• **Problem details**
In this exercise, return the whole listing exactly, excluding any images.

────────────────────

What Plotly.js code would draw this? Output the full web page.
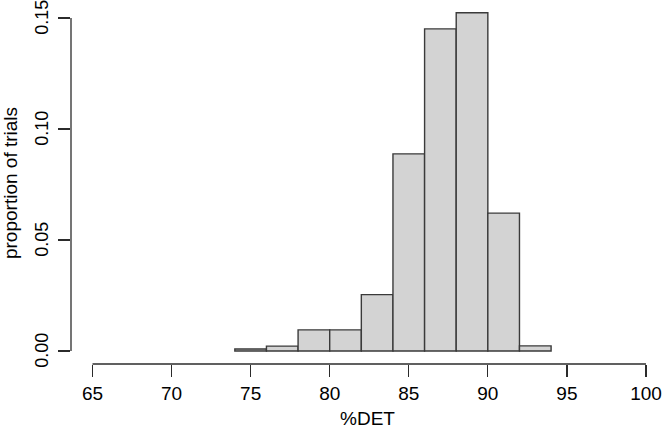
<!DOCTYPE html>
<html>
<head>
<meta charset="utf-8">
<script src="https://cdn.plot.ly/plotly-3.0.1.min.js"></script>
<style>html,body{margin:0;padding:0;background:#fff;}#chart{width:664px;height:434px;}</style>
</head>
<body>
<div id="chart"></div>
<script>
// Histogram bins (%DET) and densities (proportion of trials)
var binStarts = [74, 76, 78, 80, 82, 84, 86, 88, 90, 92];
var binWidth = 2;
var density = [0.0009, 0.0022, 0.0095, 0.0095, 0.0254, 0.0888, 0.1451, 0.1524, 0.0621, 0.0023];
var xTicks = [65, 70, 75, 80, 85, 90, 95, 100];
var yTicks = [0, 0.05, 0.10, 0.15];
var yTickText = ["0.00", "0.05", "0.10", "0.15"];

var axisColor = '#2b2b2b';
var fontFam = '"Liberation Sans", Arial, Helvetica, sans-serif';

var trace = {
  type: 'bar',
  x: binStarts,
  y: density,
  width: binStarts.map(function(){ return binWidth; }),
  offset: 0,
  marker: { color: '#d3d3d3', line: { color: '#3a3a3a', width: 1.4 } },
  hoverinfo: 'x+y'
};

var layout = {
  width: 664, height: 434,
  margin: { l: 71, r: 0, t: 2, b: 70, pad: 0 },
  paper_bgcolor: '#ffffff', plot_bgcolor: '#ffffff',
  showlegend: false,
  font: { family: fontFam, size: 19, color: '#000' },
  bargap: 0,
  xaxis: {
    range: [63.64, 101.14],
    tickvals: xTicks,
    ticktext: xTicks.map(String),
    ticks: 'outside', ticklen: 12, tickwidth: 1.3, tickcolor: axisColor,
    showline: false, showgrid: false, zeroline: false,
    ticklabeloverflow: 'allow',
    tickfont: { family: fontFam, size: 19, color: '#000' },
    title: { text: '%DET', font: { family: fontFam, size: 19, color: '#000' }, standoff: 8 }
  },
  yaxis: {
    range: [-0.005856, 0.15721],
    tickvals: yTicks,
    ticktext: yTickText,
    tickangle: -90,
    ticks: 'outside', ticklen: 12, tickwidth: 1.3, tickcolor: axisColor,
    showline: false, showgrid: false, zeroline: false,
    ticklabeloverflow: 'allow',
    ticklabelstandoff: 3,
    ticklabelshift: 2,
    tickfont: { family: fontFam, size: 18, color: '#000' },
    title: { text: 'proportion of trials', font: { family: fontFam, size: 19, color: '#000' }, standoff: 10 }
  },
  shapes: [
    { type: 'line', xref: 'x', yref: 'paper', x0: xTicks[0], x1: xTicks[xTicks.length-1], y0: 0, y1: 0,
      line: { color: axisColor, width: 1.3 } },
    { type: 'line', xref: 'paper', yref: 'y', x0: 0, x1: 0, y0: yTicks[0], y1: yTicks[yTicks.length-1],
      line: { color: axisColor, width: 1.3 } }
  ]
};

Plotly.newPlot('chart', [trace], layout, { displayModeBar: false, staticPlot: true });
</script>
</body>
</html>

────────────────────

• **Right answer**
What Plotly.js code would draw this? Output the full web page.
<!DOCTYPE html>
<html>
<head>
<meta charset="utf-8">
<script src="https://cdn.plot.ly/plotly-3.0.1.min.js"></script>
<style>html,body{margin:0;padding:0;background:#fff;}#chart{width:664px;height:434px;}</style>
</head>
<body>
<div id="chart"></div>
<script>
// Histogram bins (%DET) and densities (proportion of trials)
var binStarts = [74, 76, 78, 80, 82, 84, 86, 88, 90, 92];
var binWidth = 2;
var density = [0.0009, 0.0022, 0.0095, 0.0095, 0.0254, 0.0888, 0.1451, 0.1524, 0.0621, 0.0023];
var xTicks = [65, 70, 75, 80, 85, 90, 95, 100];
var yTicks = [0, 0.05, 0.10, 0.15];
var yTickText = ["0.00", "0.05", "0.10", "0.15"];

var axisColor = '#2b2b2b';
var fontFam = '"Liberation Sans", Arial, Helvetica, sans-serif';

var trace = {
  type: 'bar',
  x: binStarts,
  y: density,
  width: binStarts.map(function(){ return binWidth; }),
  offset: 0,
  marker: { color: '#d3d3d3', line: { color: '#3a3a3a', width: 1.4 } },
  hoverinfo: 'x+y'
};

var layout = {
  width: 664, height: 434,
  margin: { l: 71, r: 0, t: 2, b: 70, pad: 0 },
  paper_bgcolor: '#ffffff', plot_bgcolor: '#ffffff',
  showlegend: false,
  font: { family: fontFam, size: 19, color: '#000' },
  bargap: 0,
  xaxis: {
    range: [63.64, 101.14],
    tickvals: xTicks,
    ticktext: xTicks.map(String),
    ticks: 'outside', ticklen: 12, tickwidth: 1.3, tickcolor: axisColor,
    showline: false, showgrid: false, zeroline: false,
    ticklabeloverflow: 'allow',
    tickfont: { family: fontFam, size: 19, color: '#000' },
    title: { text: '%DET', font: { family: fontFam, size: 19, color: '#000' }, standoff: 8 }
  },
  yaxis: {
    range: [-0.005856, 0.15721],
    tickvals: yTicks,
    ticktext: yTickText,
    tickangle: -90,
    ticks: 'outside', ticklen: 12, tickwidth: 1.3, tickcolor: axisColor,
    showline: false, showgrid: false, zeroline: false,
    ticklabeloverflow: 'allow',
    ticklabelstandoff: 3,
    ticklabelshift: 2,
    tickfont: { family: fontFam, size: 18, color: '#000' },
    title: { text: 'proportion of trials', font: { family: fontFam, size: 19, color: '#000' }, standoff: 10 }
  },
  shapes: [
    { type: 'line', xref: 'x', yref: 'paper', x0: xTicks[0], x1: xTicks[xTicks.length-1], y0: 0, y1: 0,
      line: { color: axisColor, width: 1.3 } },
    { type: 'line', xref: 'paper', yref: 'y', x0: 0, x1: 0, y0: yTicks[0], y1: yTicks[yTicks.length-1],
      line: { color: axisColor, width: 1.3 } }
  ]
};

Plotly.newPlot('chart', [trace], layout, { displayModeBar: false, staticPlot: true });
</script>
</body>
</html>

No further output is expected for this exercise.